Task input:
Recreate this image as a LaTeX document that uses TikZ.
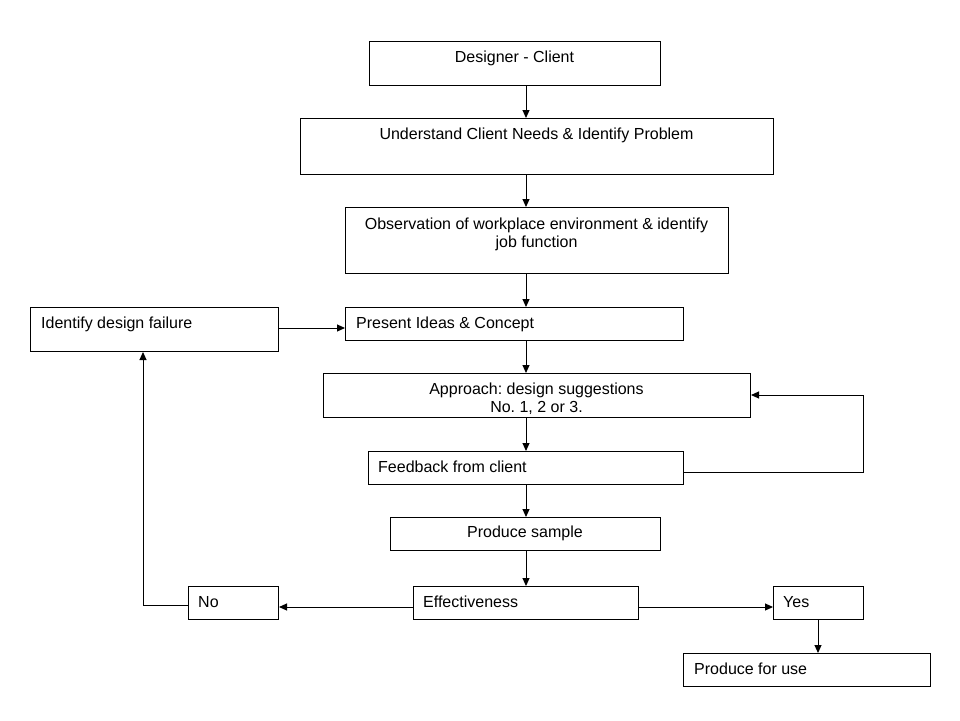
\documentclass[tikz,border=0pt]{standalone}
\usepackage{fontspec}
\setmainfont{Liberation Sans}
\usetikzlibrary{arrows.meta}
\frenchspacing
\tikzset{
  box/.style={draw=black, line width=1pt, inner sep=0pt, anchor=north west, fill=white},
  txt/.style={inner sep=0pt, font=\fontsize{16}{18}\selectfont\frenchspacing},
  conn/.style={draw=black, line width=1pt, -{Triangle[length=8pt,width=7pt]}},
  plain/.style={draw=black, line width=1pt},
}
\newcommand\mkbox[5]{\node[box, minimum width={#4-#2}, minimum height={#5-#3}] (#1) at (#2,#3) {};}
\begin{document}
\begin{tikzpicture}[x=1pt,y=-1pt]
\useasboundingbox[fill=white] (0,0) rectangle (960,720);
% boxes
\mkbox{dc}{369}{41}{660}{85}
\mkbox{un}{300}{118}{773}{174}
\mkbox{ob}{345}{207}{728}{273}
\mkbox{idf}{30}{307}{278}{351}
\mkbox{pic}{345}{307}{683}{340}
\mkbox{ap}{323}{373}{750}{417}
\mkbox{fb}{368}{451}{683}{484}
\mkbox{ps}{390}{517}{660}{550}
\mkbox{ef}{413}{586}{638}{619}
\mkbox{no}{188}{586}{278}{619}
\mkbox{yes}{773}{586}{863}{619}
\mkbox{pu}{683}{653}{930}{686}
% texts
\node[txt, anchor=base] (tdc) at (514.5,62) {Designer - Client};
\node[txt, anchor=base] (tun) at (536.5,139) {Understand Client Needs \& Identify Problem};
\node[txt, anchor=north, align=center] (tob) at (536.5,217.5) {Observation of workplace environment \& identify\\job function};
\node[txt, anchor=base west] (tidf) at (41,328) {Identify design failure};
\node[txt, anchor=base west] (tpic) at (356,328) {Present Ideas \& Concept};
\node[txt, anchor=north, align=center] (tap) at (536.5,382.5) {Approach: design suggestions\\No. 1, 2 or 3.};
\node[txt, anchor=base west] (tfb) at (378,472) {Feedback from client};
\node[txt, anchor=base] (tps) at (525,537.5) {Produce sample};
\node[txt, anchor=base west] (tef) at (423,607) {Effectiveness};
\node[txt, anchor=base west] (tno) at (198,607) {No};
\node[txt, anchor=base west] (tyes) at (783,607) {Yes};
\node[txt, anchor=base west] (tpu) at (694,674) {Produce for use};
% main vertical connectors
\draw[conn] (dc.south -| 526,0) -- (un.north -| 526,0);
\draw[conn] (un.south -| 526,0) -- (ob.north -| 526,0);
\draw[conn] (ob.south -| 526,0) -- (pic.north -| 526,0);
\draw[conn] (pic.south -| 526,0) -- (ap.north -| 526,0);
\draw[conn] (ap.south -| 526,0) -- (fb.north -| 526,0);
\draw[conn] (fb.south -| 526,0) -- (ps.north -| 526,0);
\draw[conn] (ps.south -| 526,0) -- (ef.north -| 526,0);
% feedback loop
\coordinate (lp1) at (863,472);
\coordinate (lp2) at (863,395);
\draw[conn] (fb.east |- lp1) -- (lp1) -- (lp2) -- (ap.east |- lp2);
% identify -> present
\draw[conn] (idf.east |- 0,328) -- (pic.west |- 0,328);
% effectiveness -> no / yes
\draw[conn] (ef.west |- 0,607) -- (no.east |- 0,607);
\draw[conn] (ef.east |- 0,607) -- (yes.west |- 0,607);
% no -> identify
\coordinate (nl) at (143,605);
\draw[conn] (no.west |- nl) -- (nl) -- (idf.south -| nl);
% yes -> produce for use
\draw[conn] (yes.south -| 818,0) -- (pu.north -| 818,0);
\end{tikzpicture}
\end{document}
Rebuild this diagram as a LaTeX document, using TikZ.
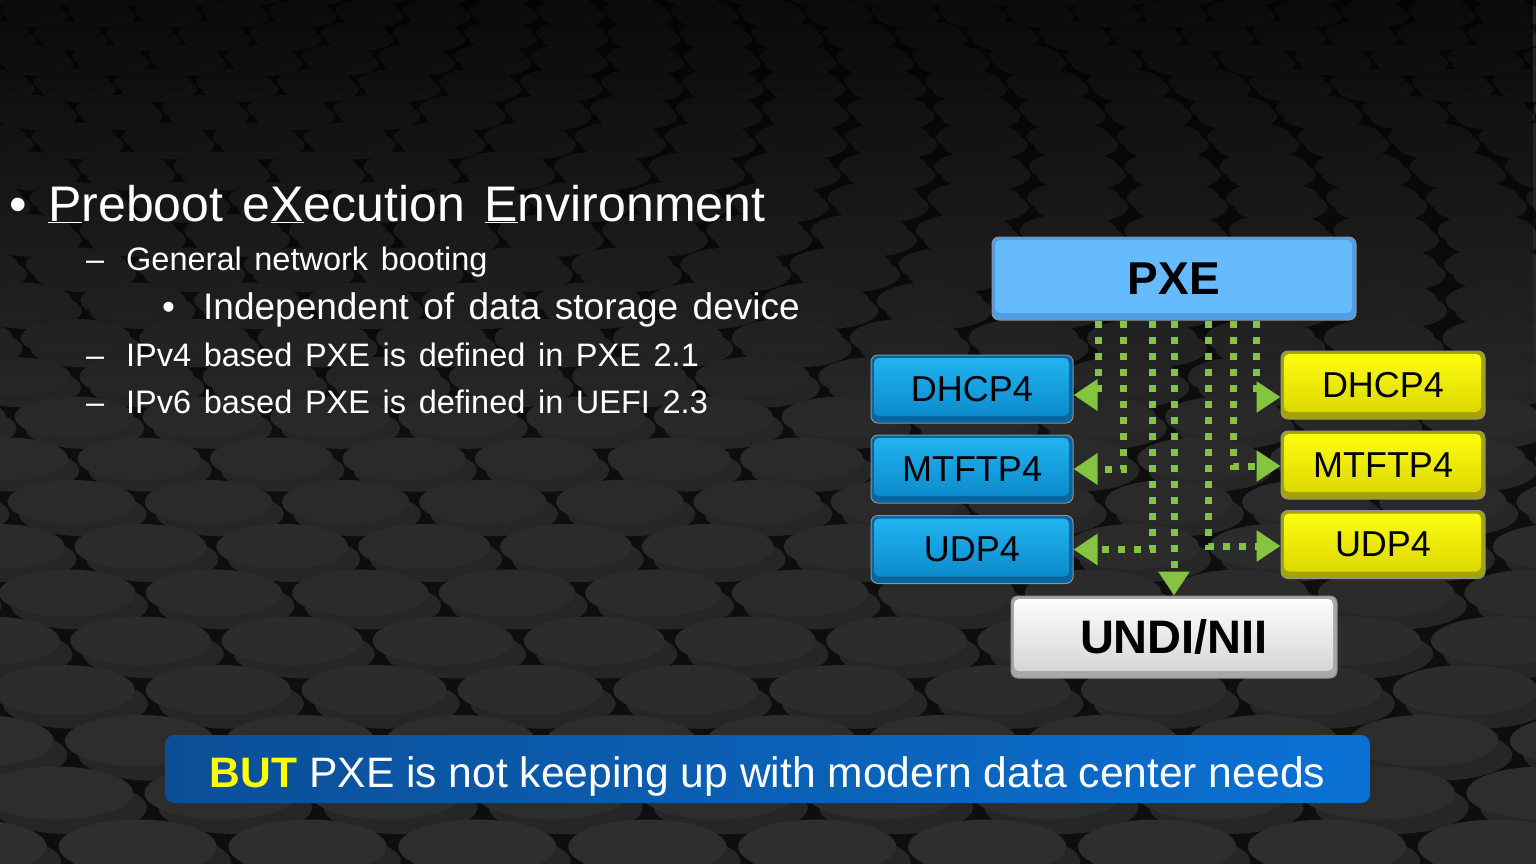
\documentclass[tikz,border=0pt]{standalone}
\usepackage{fontspec}
\setmainfont{Liberation Sans}[WordSpace=1.4]
\newfontfamily\plainsans{Liberation Sans}
\usetikzlibrary{arrows.meta,fadings}

\definecolor{bgdark}{HTML}{0E0E0E}
\definecolor{conncol}{HTML}{84C441}
\definecolor{pxefill}{HTML}{66BBFF}
\definecolor{pxerim}{HTML}{4E9FE6}
\definecolor{bluetop}{HTML}{22B5F2}
\definecolor{bluebot}{HTML}{0A86C8}
\definecolor{bluerim}{HTML}{08659E}
\definecolor{yeltop}{HTML}{FFFF10}
\definecolor{yelbot}{HTML}{D8D400}
\definecolor{yelrim}{HTML}{A6A200}
\definecolor{undibot}{HTML}{D2D2D2}
\definecolor{undirim}{HTML}{A8A8A8}
\definecolor{edgegray}{HTML}{8A949A}
\definecolor{bannerleft}{HTML}{0B4E96}
\definecolor{bannerright}{HTML}{0A71D4}
\definecolor{butyellow}{HTML}{FFFF00}

\tikzfading[name=topfade, top color=transparent!30, bottom color=transparent!100]

\tikzset{
  boxbase/.style={rounded corners=7pt, inner sep=0pt, text=black, draw=edgegray, line width=1pt},
  bevel/.style 2 args={path picture={
      \shade[rounded corners=5pt, top color=#1, bottom color=#2]
        ([shift={(3pt,-3pt)}]path picture bounding box.north west) rectangle
        ([shift={(-4pt,7pt)}]path picture bounding box.south east);}},
  pxebox/.style={boxbase, fill=pxerim, bevel={pxefill}{pxefill},
      minimum width=364pt, minimum height=83pt,
      font=\plainsans\fontsize{46}{46}\selectfont\bfseries},
  undibox/.style={boxbase, fill=undirim, bevel={white}{undibot},
      minimum width=326pt, minimum height=82pt,
      font=\plainsans\fontsize{47}{47}\selectfont\bfseries},
  protoleft/.style={boxbase, fill=bluerim, bevel={bluetop}{bluebot},
      minimum width=202pt, minimum height=68pt,
      font=\plainsans\fontsize{36}{36}\selectfont},
  protoright/.style={boxbase, fill=yelrim, bevel={yeltop}{yelbot},
      minimum width=204pt, minimum height=68pt,
      font=\plainsans\fontsize{36}{36}\selectfont},
  conn/.style={draw=conncol, line width=7pt, dash pattern=on 7pt off 9pt,
      -{Triangle[length=24pt,width=30pt]}},
  mainline/.style={anchor=base west, inner sep=0pt, text=white,
      font=\fontsize{50}{50}\selectfont},
  subline/.style={anchor=base west, inner sep=0pt, text=white,
      font=\fontsize{32.5}{33}\selectfont},
  subsubline/.style={anchor=base west, inner sep=0pt, text=white,
      font=\fontsize{37}{37}\selectfont},
  banner/.style={rounded corners=9pt, inner sep=0pt, left color=bannerleft,
      right color=bannerright, minimum width=1205pt, minimum height=68pt,
      text height=36pt, text depth=0pt,
      text=white, font=\plainsans\fontsize{42.6}{43}\selectfont},
}

\begin{document}
\begin{tikzpicture}[x=1pt,y=-1pt]
\useasboundingbox (0,0) rectangle (1536,864);

% textured floor of discs
\begin{scope}
  \clip (0,0) rectangle (1536,864);
  \fill[bgdark] (0,0) rectangle (1536,864);
  \foreach \r in {0,...,23}{
    \pgfmathsetmacro{\yy}{-10+20*\r+0.75*\r*\r}
    \pgfmathsetmacro{\dy}{20+1.5*\r}
    \pgfmathsetmacro{\ry}{0.5*\dy}
    \pgfmathsetmacro{\rx}{2.9*\ry}
    \pgfmathsetmacro{\dx}{2.15*\rx}
    \pgfmathsetmacro{\off}{mod(\r*0.47*\dx,\dx)}
    \pgfmathsetmacro{\g}{13+5*\r/23}
    \pgfmathtruncatemacro{\n}{1536/\dx+2}
    \foreach \c in {0,...,\n}{
      \pgfmathsetmacro{\xx}{\off-\dx+\c*\dx}
      \fill[black!85] (\xx+0.18*\rx,\yy+0.55*\ry) ellipse [x radius=\rx, y radius=\ry];
      \fill[white!\g!black] (\xx,\yy) ellipse [x radius=\rx, y radius=\ry];
    }
  }
  \fill[black, path fading=topfade] (0,0) rectangle (1536,420);
\end{scope}

% bullet list
\node[mainline] (b0) at (9,221) {•};
\node[mainline] (t0) at (48,221) {\underline{P}reboot e\underline{X}ecution \underline{E}nvironment};
\node[subline] (d1) at (86,270) {–};
\node[subline] (t1) at (126,270) {General network booting};
\node[subsubline] (b2) at (162,319) {•};
\node[subsubline] (t2) at (203,319) {Independent of data storage device};
\node[subline] (d3) at (86,366) {–};
\node[subline] (t3) at (126,366) {IPv4 based PXE is defined in PXE 2.1};
\node[subline] (d4) at (86,413) {–};
\node[subline] (t4) at (126,413) {IPv6 based PXE is defined in UEFI 2.3};

% protocol stack
\node[pxebox] (pxe) at (1174,278.5) {PXE};
\node[undibox] (undi) at (1174,637) {UNDI/NII};
\node[protoleft] (ldhcp) at (972,389) {DHCP4};
\node[protoleft] (lmtftp) at (972,469) {MTFTP4};
\node[protoleft] (ludp) at (972,549.5) {UDP4};
\node[protoright] (rdhcp) at (1383,385) {DHCP4};
\node[protoright] (rmtftp) at (1383,465) {MTFTP4};
\node[protoright] (rudp) at (1383,544.5) {UDP4};

% dotted connectors
\draw[conn] ([xshift=-76pt]pxe.south) |- ([yshift=-6pt]ldhcp.east);
\draw[conn] ([xshift=-51pt]pxe.south) |- (lmtftp.east);
\draw[conn] ([xshift=-22pt]pxe.south) |- (ludp.east);
\draw[conn] (pxe.south) -- (undi.north);
\draw[conn] ([xshift=34pt]pxe.south) |- ([yshift=-1.5pt]rudp.west);
\draw[conn] ([xshift=59pt]pxe.south) |- ([yshift=-1pt]rmtftp.west);
\draw[conn] ([xshift=82pt]pxe.south) |- ([yshift=-12pt]rdhcp.west);

% summary banner
\node[banner] (note) at (767.5,769) {{\bfseries\color{butyellow}BUT} PXE is not keeping up with modern data center needs};
\end{tikzpicture}
\end{document}
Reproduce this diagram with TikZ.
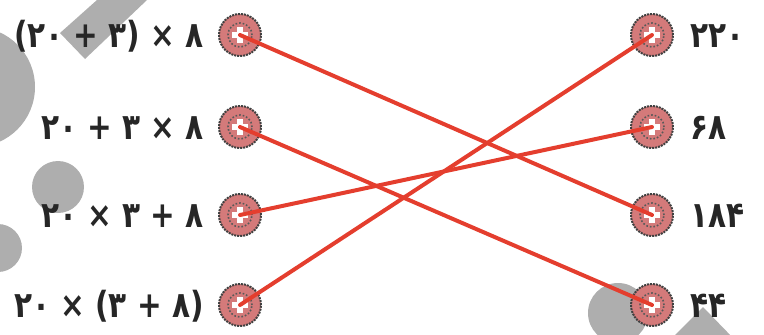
\documentclass[tikz,border=0pt]{standalone}
\usepackage{fontspec}
\newfontfamily\fafont[FakeStretch=0.82]{DejaVu Sans}
\usetikzlibrary{positioning}

\definecolor{linkred}{RGB}{228,62,46}
\definecolor{dotpink}{RGB}{212,122,122}
\definecolor{blobgray}{RGB}{174,174,174}

\tikzset{
  matchdot/.style={circle, minimum size=42pt, inner sep=0pt, fill=dotpink,
    draw=black!75, densely dotted, line width=2pt,
    path picture={
      \draw[black!65, dotted, line width=1.6pt]
        (path picture bounding box.center) circle (12pt);
      \draw[white, solid, line width=6pt]
        (path picture bounding box.center) +(-8pt,0) -- +(8pt,0)
        (path picture bounding box.center) +(0,-8pt) -- +(0,8pt);
    }},
  expr/.style={font=\fafont\bfseries\fontsize{36}{42}\selectfont, text=black!85,
    inner sep=0pt, text height=0.8em, text depth=0.2em, yshift=-9pt},
  link/.style={linkred, line width=4pt, line cap=round},
}

\begin{document}
\begin{tikzpicture}[x=1pt, y=-1pt]
    \useasboundingbox (0,0) rectangle (764,335);

    % background blobs
    \fill[blobgray] (-25,87) circle (60);
    \fill[blobgray] (60,33) -- (85,59) -- (147,0) -- (97,0) -- cycle;
    \fill[blobgray] (58,187) circle (26);
    \fill[blobgray] (-2,248) circle (24);
    \fill[blobgray] (618,313) circle (30);
    \fill[blobgray] (703,307) -- (735,340) -- (670,340) -- cycle;

    \foreach \y/\n in {35/1, 127/2, 215/3, 305/4} {
        \node[matchdot] (L\n) at (240,\y) {};
        \node[matchdot] (R\n) at (652,\y) {};
    }

    % math runs left to right, as printed
    \node[expr, left=14pt of L1] (e1) {(۲۰ + ۳) × ۸};
    \node[expr, left=14pt of L2] (e2) {۲۰ + ۳ × ۸};
    \node[expr, left=14pt of L3] (e3) {۲۰ × ۳ + ۸};
    \node[expr, left=14pt of L4] (e4) {۲۰ × (۳ + ۸)};

    \node[expr, right=16pt of R1] (v1) {۲۲۰};
    \node[expr, right=16pt of R2] (v2) {۶۸};
    \node[expr, right=16pt of R3] (v3) {۱۸۴};
    \node[expr, right=16pt of R4] (v4) {۴۴};

    \draw[link] (L1.center) -- (R3.center);
    \draw[link] (L2.center) -- (R4.center);
    \draw[link] (L3.center) -- (R2.center);
    \draw[link] (L4.center) -- (R1.center);
\end{tikzpicture}
\end{document}
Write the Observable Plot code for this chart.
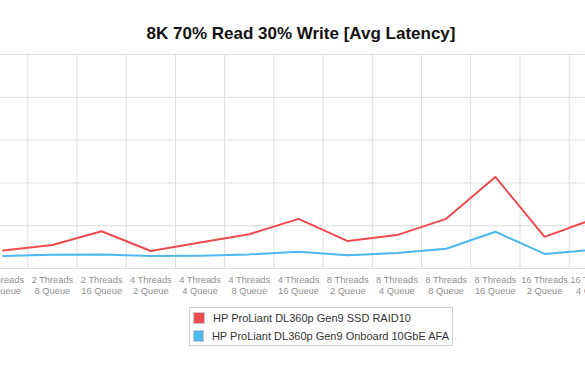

Aim of the task:
Return all the lines that contain the string "LaTeX".

Exercise response:
Recreate this image as a LaTeX document that uses TikZ.
Rebuild this diagram as a LaTeX document, using TikZ.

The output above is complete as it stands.